Our responsibility as educators committed to the promise of learning for all -- to the valuing of whole persons as they exercise their agency to pursue inquiry, to their inalienable right to happiness, to their well-being -- is that we must not harbor silence. Ignorance, hatred, racism, misogyny and deceit are not part of a public dialogue that will create the kind of education our institutional missions champion or the democracy our country should promise -- and should be striving to, even haltingly, realize. The comments that deceive and offend (and the supportive, pernicious silence that echoes them) are repugnant. In a democracy, they must be called out.

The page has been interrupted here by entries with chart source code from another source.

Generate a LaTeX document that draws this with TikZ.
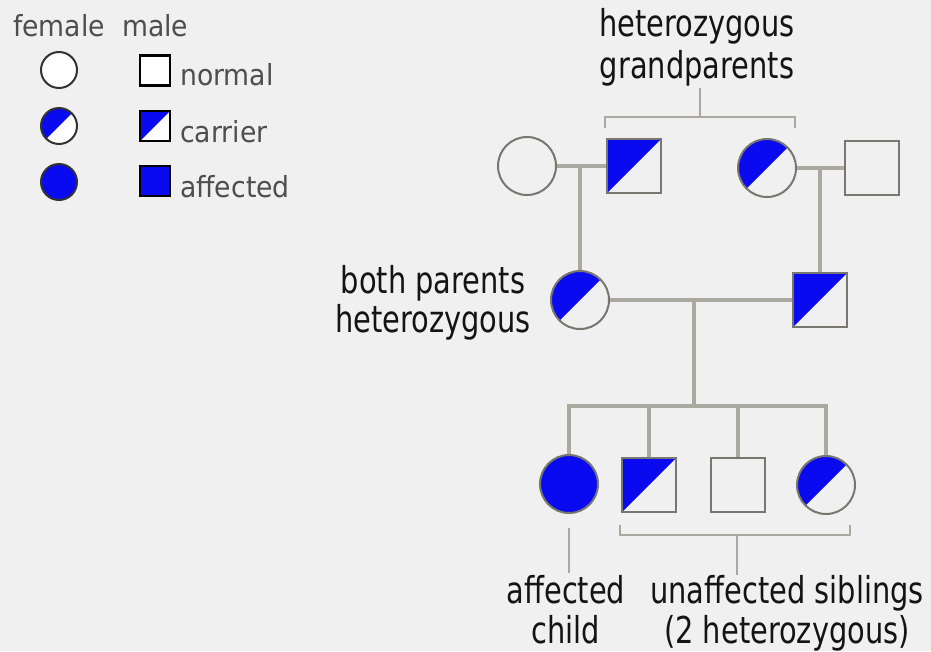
\documentclass[tikz,border=0pt]{standalone}
\usepackage{fontspec}
\setmainfont{DejaVu Sans}[FakeStretch=0.78]
\newfontfamily\legfont{DejaVu Sans}[FakeStretch=0.92]
\definecolor{bg}{HTML}{F0F0F0}
\definecolor{pblue}{HTML}{0A0AF0}
\definecolor{lineg}{HTML}{A9A99F}
\definecolor{symg}{HTML}{77776F}
\definecolor{legtxt}{HTML}{4E4E4E}
\definecolor{maintxt}{HTML}{141414}
\tikzset{
  sym/.style={draw=symg, line width=2pt, inner sep=0pt},
  fem/.style={sym, circle, minimum size=58pt},
  mal/.style={sym, rectangle, minimum size=54pt},
  lfem/.style={circle, draw=black!80, fill=white, line width=2pt, minimum size=36pt, inner sep=0pt},
  lmal/.style={rectangle, draw=black, fill=white, line width=2.5pt, minimum size=30pt, inner sep=0pt},
  carrier/.style={path picture={\fill[pblue] (path picture bounding box.north west) -- (path picture bounding box.north east) -- (path picture bounding box.south west) -- cycle;}},
  affected/.style={fill=pblue},
  pline/.style={draw=lineg, line width=3.5pt},
  brk/.style={draw=lineg, line width=2pt},
  mtext/.style={text=maintxt, font=\fontsize{37}{40}\selectfont, inner sep=0pt, anchor=base},
  ltext/.style={text=legtxt, font=\legfont\fontsize{29}{30}\selectfont, inner sep=0pt, anchor=base west}
}
\begin{document}
\begin{tikzpicture}[x=1pt,y=-1pt]
\fill[bg] (0,0) rectangle (931,651);
\useasboundingbox (0,0) rectangle (931,651);

% legend
\node[ltext] (lfemale) at (13,36) {female};
\node[ltext] (lmale) at (122,36) {male};
\node[lfem] (lf1) at (59,70) {};
\node[lfem, carrier] (lf2) at (59,126) {};
\node[lfem, affected] (lf3) at (59,182) {};
\node[lmal] (lm1) at (155,70.5) {};
\node[lmal, carrier] (lm2) at (155,126) {};
\node[lmal, affected] (lm3) at (155,181) {};
\node[ltext] (lnormal) at (180,85) {normal};
\node[ltext] (lcarrier) at (180,142) {carrier};
\node[ltext] (laffected) at (180,197) {affected};

% grandparents
\node[fem] (gp1) at (527,166) {};
\node[mal, carrier] (gp2) at (634,166) {};
\node[fem, carrier] (gp3) at (767,168) {};
\node[mal] (gp4) at (872,168) {};

% parents
\node[fem, carrier] (mother) at (580,300) {};
\node[mal, carrier] (father) at (820,300) {};

% children
\node[fem, affected] (c1) at (569,484) {};
\node[mal, carrier] (c2) at (649,485) {};
\node[mal] (c3) at (738,485) {};
\node[fem, carrier] (c4) at (826,485) {};

% connectors
\coordinate (m1) at (580,166);
\coordinate (m2) at (820,168);
\coordinate (pm) at (694,300);
\coordinate (sib) at (694,406);
\draw[pline] (gp1.east) -- (gp2.west);
\draw[pline] (gp3.east) -- (gp4.west);
\draw[pline] (m1) -- (mother.north);
\draw[pline] (m2) -- (father.north);
\draw[pline] (mother.east) -- (father.west);
\draw[pline] (pm) -- (sib);
\draw[pline] (c1.north) |- (sib) -| (c4.north);
\draw[pline] (c2.north) -- (c2.north |- sib);
\draw[pline] (c3.north) -- (c3.north |- sib);

% labels
\node[mtext] (gl1) at (697,36) {heterozygous};
\node[mtext] (gl2) at (697,78) {grandparents};
\node[mtext] (pl1) at (433,293) {both parents};
\node[mtext] (pl2) at (433,332) {heterozygous};
\node[mtext] (al1) at (566,603) {affected};
\node[mtext] (al2) at (566,643) {child};
\node[mtext] (ul1) at (787,603) {unaffected siblings};
\node[mtext] (ul2) at (787,643) {(2 heterozygous)};

% top bracket
\coordinate (tb) at (700,88);
\coordinate (tbm) at (700,117);
\coordinate (tbl) at (605,128);
\coordinate (tbr) at (795,128);
\draw[brk] (tb) -- (tbm);
\draw[brk] (tbl) |- (tbm) -| (tbr);

% bottom bracket
\coordinate (bbl) at (620,525);
\coordinate (bbr) at (850,525);
\coordinate (bbm) at (737,535);
\coordinate (bbe) at (737,575);
\draw[brk] (bbl) |- (bbm) -| (bbr);
\draw[brk] (bbm) -- (bbe);

% affected child pointer
\coordinate (ap1) at (569,528);
\coordinate (ap2) at (569,573);
\draw[brk] (ap1) -- (ap2);
\end{tikzpicture}
\end{document}
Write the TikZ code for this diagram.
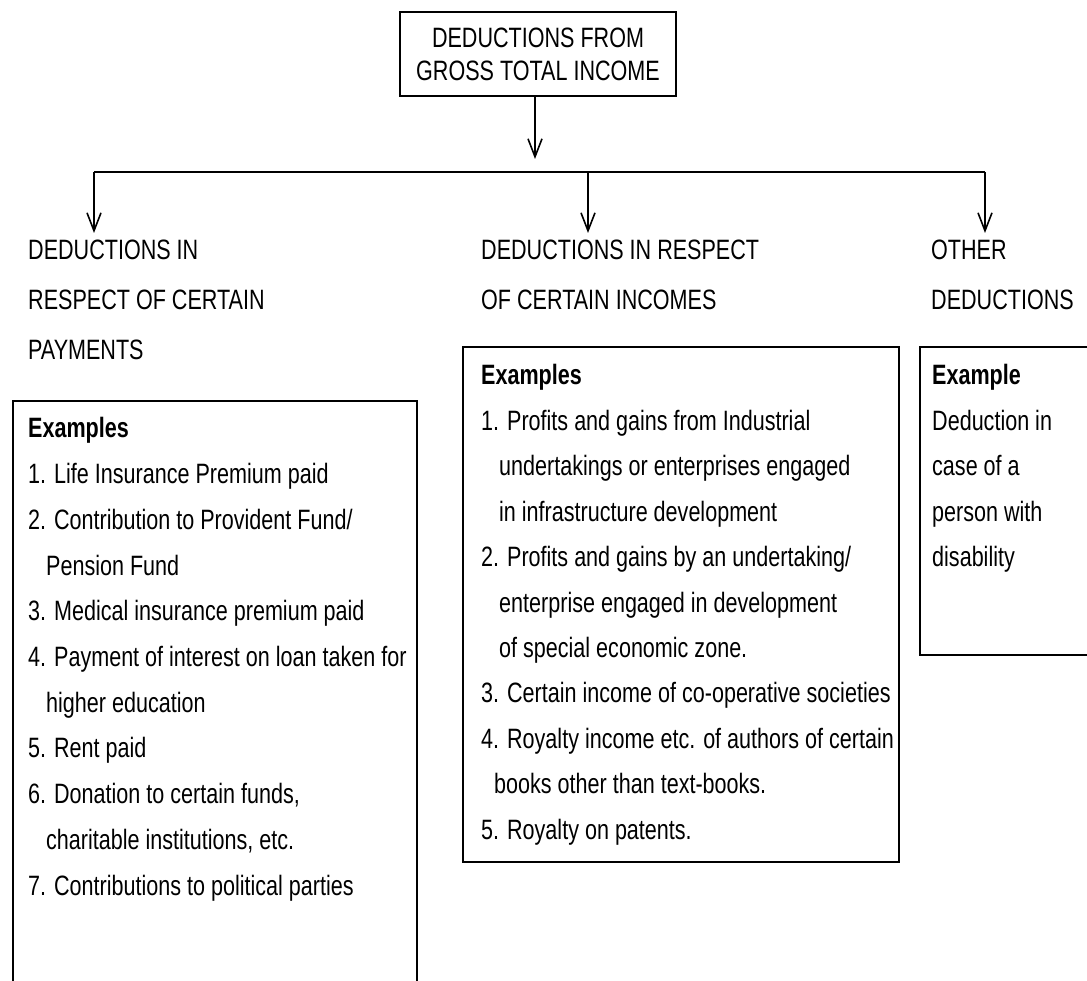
\documentclass[tikz,border=0pt]{standalone}
\usepackage{fontspec}
\setmainfont{Liberation Sans}[FakeStretch=0.77]
\usetikzlibrary{arrows.meta}
\tikzset{
  txt/.style={anchor=base west, inner sep=0pt, font=\fontsize{28}{28}\selectfont},
  box/.style={line width=1.6pt},
  conn/.style={line width=1.6pt, -{Straight Barb[length=18pt,width=14pt,line width=1.6pt]}},
}
\begin{document}
\begin{tikzpicture}[x=1pt,y=-1pt]
\clip (0,0) rectangle (1087,981);
% top box
\node[draw, box, minimum width=276pt, minimum height=84pt, align=center, inner sep=0pt,
      font=\fontsize{28}{33}\selectfont] (T) at (538,54) {DEDUCTIONS FROM\\GROSS TOTAL INCOME};
\coordinate (Tend) at (535,159);
\coordinate (barL) at (94,172);
\coordinate (barM) at (588,172);
\coordinate (barR) at (985,172);
\coordinate (eL) at (94,233);
\coordinate (eM) at (588,233);
\coordinate (eR) at (985,233);
\draw[conn] (T.south -| Tend) -- (Tend);
\draw[box] (barL) -- (barR);
\draw[conn] (barL) -- (eL);
\draw[conn] (barM) -- (eM);
\draw[conn] (barR) -- (eR);
% headers
\node[txt] (hL1) at (28,260) {DEDUCTIONS IN};
\node[txt] (hL2) at (28,310) {RESPECT OF CERTAIN};
\node[txt] (hL3) at (28,360) {PAYMENTS};
\node[txt] (hM1) at (481,260) {DEDUCTIONS IN RESPECT};
\node[txt] (hM2) at (481,310) {OF CERTAIN INCOMES};
\node[txt] (hR1) at (931,260) {OTHER};
\node[txt] (hR2) at (931,310) {DEDUCTIONS};
% boxes
\draw[box] (13,401) rectangle (417,1000);
\draw[box] (463,347) rectangle (899,862);
\draw[box] (920,347) rectangle (1100,655);
% left contents
\foreach \t [count=\i] in {\textbf{Examples},
  1. Life Insurance Premium paid,
  2. Contribution to Provident Fund/,
  \hspace*{18pt}Pension Fund,
  3. Medical insurance premium paid,
  4. Payment of interest on loan taken for,
  \hspace*{18pt}higher education,
  5. Rent paid,
  {6. Donation to certain funds,},
  \hspace*{18pt}{charitable institutions, etc.},
  7. Contributions to political parties}
  \node[txt] (L\i) at (28,{438+(\i-1)*45.7}) {\t};
% middle contents
\foreach \t [count=\i] in {\textbf{Examples},
  1. Profits and gains from Industrial,
  \hspace*{18pt}undertakings or enterprises engaged,
  \hspace*{18pt}in infrastructure development,
  2. Profits and gains by an undertaking/,
  \hspace*{18pt}enterprise engaged in development,
  \hspace*{18pt}of special economic zone.,
  3. Certain income of co-operative societies,
  4. Royalty income etc. of authors of certain,
  \hspace*{13pt}books other than text-books.,
  5. Royalty on patents.}
  \node[txt] (M\i) at (481,{385+(\i-1)*45.4}) {\t};
% right contents
\foreach \t [count=\i] in {\textbf{Example},
  Deduction in,
  case of a,
  person with,
  disability}
  \node[txt] (R\i) at (932,{385+(\i-1)*45.4}) {\t};
\end{tikzpicture}
\end{document}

Higher education cannot abide by the promulgation of ignorance and ill will. The academy must claim its long-earned voice, must represent the values of critical thought built long ago into our institutional mission statements. In response to uncritical belief and the demands of authority, the enlightenment and the emergence centuries ago in this nation of democratic polity ensured that the voice of higher education would assert itself as a distinct dimension of our society and culture. While not above or better than others, we must recognize the duty and responsibility that accompany privilege -- and not fail to speak to what we know is false, immoral, callous and hateful.

Presidents, campus leaders, each faculty and staff member, and every student in a learning community can use their professional, public and familial venues, friendship circles and Facebook pages in which they are given voice to speak out to write and protest -- to have the courage to confront falsehoods by having explored themselves the claim and the evidence. They must decry the inclination to remain silent so as not to offend. Falsehoods, deceit and bigotry are not the presentation of balanced or alternative rational opinions or perspectives. And courtesy doesn’t extend to hate.

On campuses, faculty members, in every course or discussion, can seek opportunities to engage students with what counts as evidence in that particular area of inquiry, in what a cogent argument looks like and in what critical assessment or critique means and requires. Doing so can be repeated and reinforced. Those lessons -- be they in economics, the first-year seminar, political science, geophysics, an advising session or the institutional administration’s articulation of the justification of a policy -- are transferrable. They shape the boundaries of what is and can be known. They are at the very core of what and why we teach -- why, in fact, we have colleges and universities.

As educators and as educational institutions, we cannot risk failing to speak -- to assert what we do value and to challenge deceit, ignorance and bigotry at a time when the very fabric of our democracy is frayed, if not unraveling. We cannot risk silence.